The project garnered considerable attention for Williams and her work—which also includes paintings and a series of laser-cut maps that explore the dichotomies between cities—and landed her a spot in the 2015 Chicago Architecture Biennial. On November 12, she’ll be one of two dozen artists and organ­izations featured in “In Our Time: A Year of Architecture in a Day,” a symposium at New York’s Metropolitan Museum of Art. (It’s open to the public on a first-come basis, free with museum admission.)

Williams’s current projects include a commission from the Pulitzer Arts Foundation and Washington University to build a temporary structure in St.
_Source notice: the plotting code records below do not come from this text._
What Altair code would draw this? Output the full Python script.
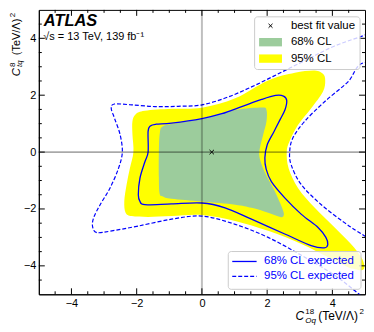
import altair as alt
import pandas as pd

# ---------------- data ----------------
# observed 95% CL region (yellow)
obs95_x = [-2.13, -2.03, -1.75, -0.93, 0.0, 1.02, 2.03, 2.85, 3.46, 3.71, 3.78, 3.71, 3.35, 2.95, 2.69,
           2.60, 2.66, 2.95, 3.46, 4.07, 4.57, 4.88, 4.98, 4.92, 4.70, 4.47, 3.86, 3.05, 2.03, 1.02,
           0.0, -0.93, -1.65, -2.15, -2.34, -2.38, -2.31, -2.21, -2.10, -2.13]
obs95_y = [1.08, 1.33, 1.45, 1.52, 1.56, 1.89, 2.52, 2.79, 2.87, 2.75, 2.52, 2.12, 1.54, 0.96, 0.39,
           0.0, -0.58, -1.27, -1.96, -2.65, -3.23, -3.69, -4.00, -4.15, -4.12, -4.04, -3.69, -3.23, -2.77, -2.42,
           -2.21, -2.25, -2.28, -2.25, -2.13, -1.73, -1.15, -0.58, 0.0, 0.62]
# observed 68% CL region (green)
obs68_x = [-1.29, -1.19, -0.73, 0.0, 1.02, 1.83, 1.98, 1.98, 1.88, 1.78, 1.76, 1.85, 1.98, 2.20, 2.38,
           2.50, 2.50, 2.40, 2.03, 1.52, 1.02, 0.0, -0.93, -1.20, -1.30, -1.32, -1.32]
obs68_y = [0.67, 0.91, 1.02, 1.17, 1.48, 1.57, 1.48, 1.08, 0.62, 0.16, -0.14, -0.50, -0.83, -1.30, -1.75,
           -2.10, -2.25, -2.28, -2.13, -1.96, -1.85, -1.74, -1.64, -1.56, -1.45, -0.90, 0.0]
# expected 68% CL contour (solid blue)
exp68_x = [-1.65, -1.65, -1.58, -1.40, -0.93, 0.0, 0.61, 1.22, 1.83, 2.26, 2.50, 2.60, 2.55, 2.40, 2.20,
           2.00, 1.93, 1.97, 2.13, 2.54, 3.05, 3.56, 3.80, 3.86, 3.75, 3.35, 2.54, 1.52, 0.71, 0.0,
           -0.93, -1.75, -1.90, -1.95, -1.90, -1.75]
exp68_y = [0.0, 0.73, 0.92, 0.98, 1.02, 1.18, 1.35, 1.60, 1.85, 1.99, 1.97, 1.82, 1.50, 1.15, 0.70,
           0.25, -0.20, -0.60, -1.04, -1.61, -2.19, -2.65, -3.00, -3.25, -3.37, -3.29, -2.88, -2.36, -1.96, -1.79,
           -1.82, -1.85, -1.73, -1.50, -0.92, -0.35]
# expected 95% CL contour (dashed blue), leaves the frame on the right
exp95_x = [6.5, 5.03, 4.47, 3.76, 3.15, 2.79, 2.69, 2.74, 3.05, 3.66, 4.37, 4.98, 6.5, 6.5, 5.4,
           4.78, 4.07, 3.05, 2.03, 1.02, 0.0, -0.93, -1.95, -2.76, -3.22, -3.35, -3.32, -3.12, -2.82, -2.56,
           -2.44, -2.51, -2.68, -2.78, -2.68, -2.15, -1.44, -0.73, 0.0, 0.81, 1.63, 2.44, 3.25, 4.07, 5.03,
           6.5, 6.5]
exp95_y = [2.6, 3.15, 2.46, 1.77, 1.08, 0.50, 0.0, -0.46, -1.15, -1.85, -2.48, -2.94, -4.0, -6.5, -5.5,
           -4.96, -4.33, -3.63, -3.00, -2.54, -2.25, -2.36, -2.60, -2.77, -2.83, -2.63, -2.31, -1.85, -1.27, -0.58,
           0.0, 0.62, 1.19, 1.54, 1.69, 1.66, 1.60, 1.61, 1.66, 1.94, 2.35, 2.81, 3.27, 3.73, 4.13,
           4.8, 2.6]
best_fit_x = [0.3]
best_fit_y = [0.0]
major_ticks = [-4, -2, 0, 2, 4]
minor_ticks = [-4.5, -3.5, -3, -2.5, -1.5, -1, -0.5, 0.5, 1, 1.5, 2.5, 3, 3.5, 4.5]
legend1_labels = ["best fit value", "68% CL", "95% CL"]
legend2_labels = ["68% CL expected", "95% CL expected"]

# ---------------- styling ----------------
FONT = "Liberation Sans"
W, H = 328, 286
GREEN = "#9ccc9c"
YELLOW = "#ffff00"
BLUE = "#0000ff"
XPATH = "M-1,-1L1,1M-1,1L1,-1"

xsc = alt.Scale(domain=[-5, 5], nice=False, zero=False)
ysc = alt.Scale(domain=[-5, 5], nice=False, zero=False)
axis_opts = dict(ticks=False, grid=False, title=None, labelFont=FONT, labelFontSize=11,
                 labelColor="black", labelPadding=3, domainColor="black", domainWidth=1,
                 values=major_ticks, format="d")


def X(f):
    return alt.X(f, type="quantitative", scale=xsc, axis=alt.Axis(**axis_opts))


def Y(f):
    return alt.Y(f, type="quantitative", scale=ysc, axis=alt.Axis(**axis_opts))


def contour_df(xs, ys):
    return pd.DataFrame({"x": xs, "y": ys, "i": list(range(len(xs)))})


def region(xs, ys, color):
    return alt.Chart(contour_df(xs, ys)).mark_line(
        fill=color, strokeWidth=0, strokeOpacity=0, clip=True, interpolate="cardinal-closed"
    ).encode(x=X("x"), y=Y("y"), order="i:Q")


def text(t, x, y, size, **kw):
    opts = dict(align="left", baseline="alphabetic", font=FONT, fontSize=size, color="black")
    opts.update(kw)
    return alt.Chart(pd.DataFrame({"t": [t]})).mark_text(**opts).encode(
        x=alt.value(x), y=alt.value(y), text="t:N")


def yticks(vals, length):
    df = pd.DataFrame({"v": vals})
    left = alt.Chart(df).mark_rule(color="black", strokeWidth=1).encode(
        y=Y("v"), x=alt.value(0), x2=alt.value(length))
    right = alt.Chart(df).mark_rule(color="black", strokeWidth=1).encode(
        y=Y("v"), x=alt.value(W - length), x2=alt.value(W))
    return [left, right]


def xticks(vals, length):
    df = pd.DataFrame({"v": vals})
    bottom = alt.Chart(df).mark_rule(color="black", strokeWidth=1).encode(
        x=X("v"), y=alt.value(H - length), y2=alt.value(H))
    top = alt.Chart(df).mark_rule(color="black", strokeWidth=1).encode(
        x=X("v"), y=alt.value(0), y2=alt.value(length))
    return [bottom, top]


layers = []
layers.append(region(obs95_x, obs95_y, YELLOW))
layers.append(region(obs68_x, obs68_y, GREEN))
layers.append(alt.Chart(contour_df(exp68_x, exp68_y)).mark_line(
    color=BLUE, strokeWidth=1.3, clip=True, interpolate="cardinal-closed"
).encode(x=X("x"), y=Y("y"), order="i:Q"))
layers.append(alt.Chart(contour_df(exp95_x, exp95_y)).mark_line(
    color=BLUE, strokeWidth=1.2, strokeDash=[4, 2], clip=True, interpolate="cardinal"
).encode(x=X("x"), y=Y("y"), order="i:Q"))

zero = pd.DataFrame({"v": [0]})
layers.append(alt.Chart(zero).mark_rule(color="black", opacity=0.25, strokeWidth=2).encode(x=X("v")))
layers.append(alt.Chart(zero).mark_rule(color="black", opacity=0.6, strokeWidth=1).encode(y=Y("v")))

layers.append(alt.Chart(pd.DataFrame({"x": best_fit_x, "y": best_fit_y})).mark_point(
    shape=XPATH, size=20, filled=False, color="black", strokeWidth=1, opacity=1
).encode(x=X("x"), y=Y("y")))

# ticks (inside, all four sides)
layers += yticks(major_ticks, 6) + yticks(minor_ticks, 3)
layers += xticks(major_ticks, 6) + xticks(minor_ticks, 3)

# ATLAS label
layers.append(text("ATLAS", 5, 16.5, 16.5, fontWeight="bold", fontStyle="italic"))
layers.append(text("\u221as = 13 TeV, 139 fb\u207b\u00b9", 4.5, 30.5, 11))

# legend 1 (top right)
box1 = alt.Chart(pd.DataFrame({"a": [0]})).mark_rect(
    fill="white", fillOpacity=0.8, stroke="#cccccc", strokeWidth=1, cornerRadius=3
).encode(x=alt.value(217), x2=alt.value(323), y=alt.value(7), y2=alt.value(60))
layers.append(box1)
layers.append(alt.Chart(pd.DataFrame({"a": [0]})).mark_point(
    shape=XPATH, size=16, filled=False, color="black", strokeWidth=1, opacity=1
).encode(x=alt.value(233), y=alt.value(16)))
for yy, col in [(32.5, GREEN), (49, YELLOW)]:
    layers.append(alt.Chart(pd.DataFrame({"a": [0]})).mark_rect(fill=col).encode(
        x=alt.value(221.5), x2=alt.value(244.5), y=alt.value(yy - 4.2), y2=alt.value(yy + 4.2)))
for lab, yy in zip(legend1_labels, [16, 32.5, 49]):
    layers.append(text(lab, 253.5, yy, 11.5, baseline="middle"))

# legend 2 (bottom right)
box2 = alt.Chart(pd.DataFrame({"a": [0]})).mark_rect(
    fill="white", fillOpacity=0.8, stroke="#cccccc", strokeWidth=1, cornerRadius=3
).encode(x=alt.value(190.5), x2=alt.value(324), y=alt.value(H - 43), y2=alt.value(H - 5))
layers.append(box2)
layers.append(alt.Chart(pd.DataFrame({"a": [0]})).mark_rule(color=BLUE, strokeWidth=1.3).encode(
    x=alt.value(194.5), x2=alt.value(219), y=alt.value(H - 33)))
layers.append(alt.Chart(pd.DataFrame({"a": [0]})).mark_rule(color=BLUE, strokeWidth=1.2, strokeDash=[4, 2]).encode(
    x=alt.value(194.5), x2=alt.value(219), y=alt.value(H - 18)))
for lab, yy in zip(legend2_labels, [H - 33, H - 18]):
    layers.append(text(lab, 226.5, yy, 11.5, baseline="middle", color=BLUE))

# x-axis title: C_{Oq}^{18} (TeV/Λ)^2
layers.append(text("C", 258, H + 26, 12, fontStyle="italic"))
layers.append(text("18", 268, H + 20, 8))
layers.append(text("Oq", 268, H + 28.5, 8, fontStyle="italic"))
layers.append(text("(TeV/\u039b)", 281, H + 26, 12))
layers.append(text("2", 322.5, H + 20, 8))

# y-axis title: C_{tq}^{8} (TeV/Λ)^2 (rotated)
layers.append(text("C", -18.5, 66.7, 11.5, fontStyle="italic", angle=270))
layers.append(text("8", -24.4, 57.5, 8, angle=270))
layers.append(text("tq", -17.3, 57.5, 8, fontStyle="italic", angle=270))
layers.append(text("(TeV/\u039b)", -18.8, 45.5, 11, angle=270))
layers.append(text("2", -24.4, 7.5, 8, angle=270))

chart = alt.layer(*layers).properties(width=W, height=H, padding=0).configure_view(
    stroke="black", strokeWidth=1)

chart.save("out.html", embed_options={"renderer": "svg", "actions": False})
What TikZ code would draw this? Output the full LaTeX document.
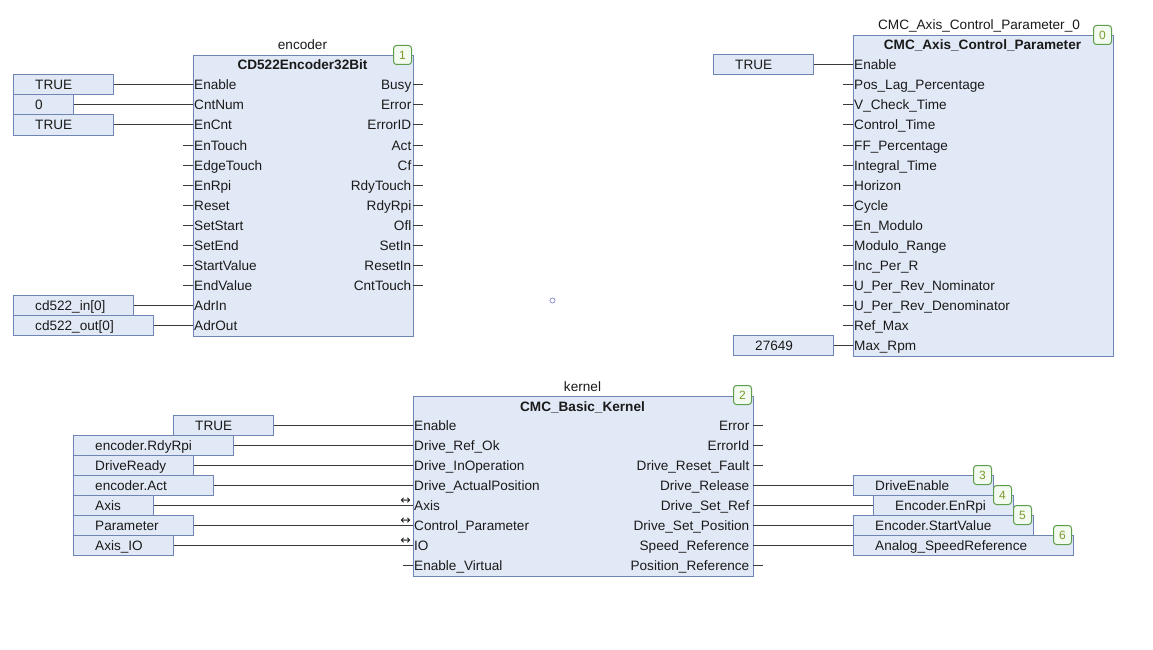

Louis that will host arts events for six months. Debuting in May, it’s a collaboration between Williams and fellow AAP alum Andres Hernandez ’01. The project, like Color(ed) Theory, will allow Williams to merge art and architecture, which she’d practiced in the Bay Area for six years before moving home to Chicago but no longer pursues on a conventional basis. Color(ed) Theory, she says, had been “a really powerful way to bring these two passions of mine together.” Previously, she says with a laugh, she was “secretly an architect and secretly an artist. If I was at a party for architects, I’d only talk about architecture. If I was at a party full of artists, I’d talk about art.”